Problem to work on: Without the pictures, extract every line from the start of the material to the line containing "yscale = alt.Scale(domain=[40, 200], nice=False, zero=False)", both ends included.

Supplied data:
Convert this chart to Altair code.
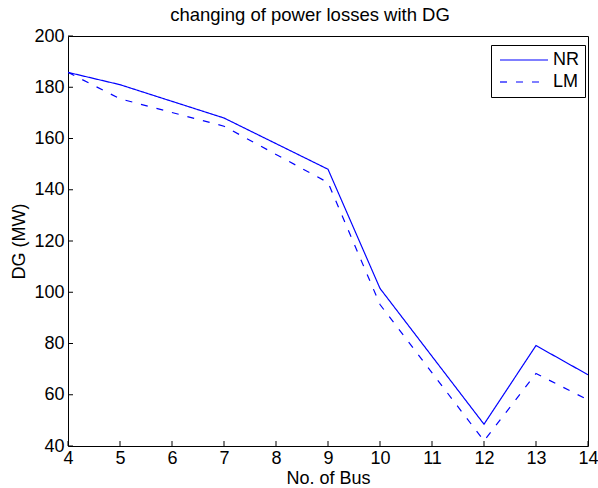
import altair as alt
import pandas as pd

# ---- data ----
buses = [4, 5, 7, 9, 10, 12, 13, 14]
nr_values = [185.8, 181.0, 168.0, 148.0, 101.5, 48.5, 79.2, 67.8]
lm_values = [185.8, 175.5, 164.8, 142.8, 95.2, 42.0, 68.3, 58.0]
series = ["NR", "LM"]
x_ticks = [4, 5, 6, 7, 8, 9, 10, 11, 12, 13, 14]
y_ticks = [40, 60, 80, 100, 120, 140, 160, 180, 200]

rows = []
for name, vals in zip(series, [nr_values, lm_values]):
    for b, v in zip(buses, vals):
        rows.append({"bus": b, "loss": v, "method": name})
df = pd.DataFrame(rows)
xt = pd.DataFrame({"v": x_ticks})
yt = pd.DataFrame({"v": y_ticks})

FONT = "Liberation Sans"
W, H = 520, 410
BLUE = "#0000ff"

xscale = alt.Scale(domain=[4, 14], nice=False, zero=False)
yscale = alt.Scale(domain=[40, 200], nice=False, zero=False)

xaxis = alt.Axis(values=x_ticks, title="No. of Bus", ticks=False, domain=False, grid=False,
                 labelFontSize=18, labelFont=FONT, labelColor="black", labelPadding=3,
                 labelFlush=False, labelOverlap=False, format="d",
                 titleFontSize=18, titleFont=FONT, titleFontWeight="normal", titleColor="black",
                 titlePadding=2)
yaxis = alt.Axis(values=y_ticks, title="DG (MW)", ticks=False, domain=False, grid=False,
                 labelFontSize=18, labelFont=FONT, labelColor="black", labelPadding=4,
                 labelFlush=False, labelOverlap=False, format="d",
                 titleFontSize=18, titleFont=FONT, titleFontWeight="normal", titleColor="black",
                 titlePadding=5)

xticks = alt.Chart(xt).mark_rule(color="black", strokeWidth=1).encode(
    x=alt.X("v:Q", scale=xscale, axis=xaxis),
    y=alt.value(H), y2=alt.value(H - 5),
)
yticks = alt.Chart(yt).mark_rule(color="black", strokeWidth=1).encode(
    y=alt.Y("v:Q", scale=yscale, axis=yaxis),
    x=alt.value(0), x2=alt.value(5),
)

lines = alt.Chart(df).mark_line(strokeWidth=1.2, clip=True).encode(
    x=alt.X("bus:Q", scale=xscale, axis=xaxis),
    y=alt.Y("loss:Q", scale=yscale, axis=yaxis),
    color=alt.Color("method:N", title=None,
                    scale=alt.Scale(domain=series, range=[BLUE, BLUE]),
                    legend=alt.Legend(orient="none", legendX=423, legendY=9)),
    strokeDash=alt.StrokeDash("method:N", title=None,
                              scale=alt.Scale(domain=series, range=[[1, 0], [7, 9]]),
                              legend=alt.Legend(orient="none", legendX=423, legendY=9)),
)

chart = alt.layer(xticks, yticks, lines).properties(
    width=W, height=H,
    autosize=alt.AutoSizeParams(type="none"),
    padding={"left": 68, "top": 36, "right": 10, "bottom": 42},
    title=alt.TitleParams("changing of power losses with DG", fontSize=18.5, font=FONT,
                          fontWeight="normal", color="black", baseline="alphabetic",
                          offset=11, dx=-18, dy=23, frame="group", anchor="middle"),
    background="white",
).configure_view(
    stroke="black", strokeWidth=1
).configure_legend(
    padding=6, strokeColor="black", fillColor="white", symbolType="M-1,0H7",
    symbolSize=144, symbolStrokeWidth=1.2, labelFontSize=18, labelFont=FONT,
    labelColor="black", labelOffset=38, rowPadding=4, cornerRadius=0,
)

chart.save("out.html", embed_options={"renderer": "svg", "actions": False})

Result of the task:
Convert this chart to Altair code.
import altair as alt
import pandas as pd

# ---- data ----
buses = [4, 5, 7, 9, 10, 12, 13, 14]
nr_values = [185.8, 181.0, 168.0, 148.0, 101.5, 48.5, 79.2, 67.8]
lm_values = [185.8, 175.5, 164.8, 142.8, 95.2, 42.0, 68.3, 58.0]
series = ["NR", "LM"]
x_ticks = [4, 5, 6, 7, 8, 9, 10, 11, 12, 13, 14]
y_ticks = [40, 60, 80, 100, 120, 140, 160, 180, 200]

rows = []
for name, vals in zip(series, [nr_values, lm_values]):
    for b, v in zip(buses, vals):
        rows.append({"bus": b, "loss": v, "method": name})
df = pd.DataFrame(rows)
xt = pd.DataFrame({"v": x_ticks})
yt = pd.DataFrame({"v": y_ticks})

FONT = "Liberation Sans"
W, H = 520, 410
BLUE = "#0000ff"

xscale = alt.Scale(domain=[4, 14], nice=False, zero=False)
yscale = alt.Scale(domain=[40, 200], nice=False, zero=False)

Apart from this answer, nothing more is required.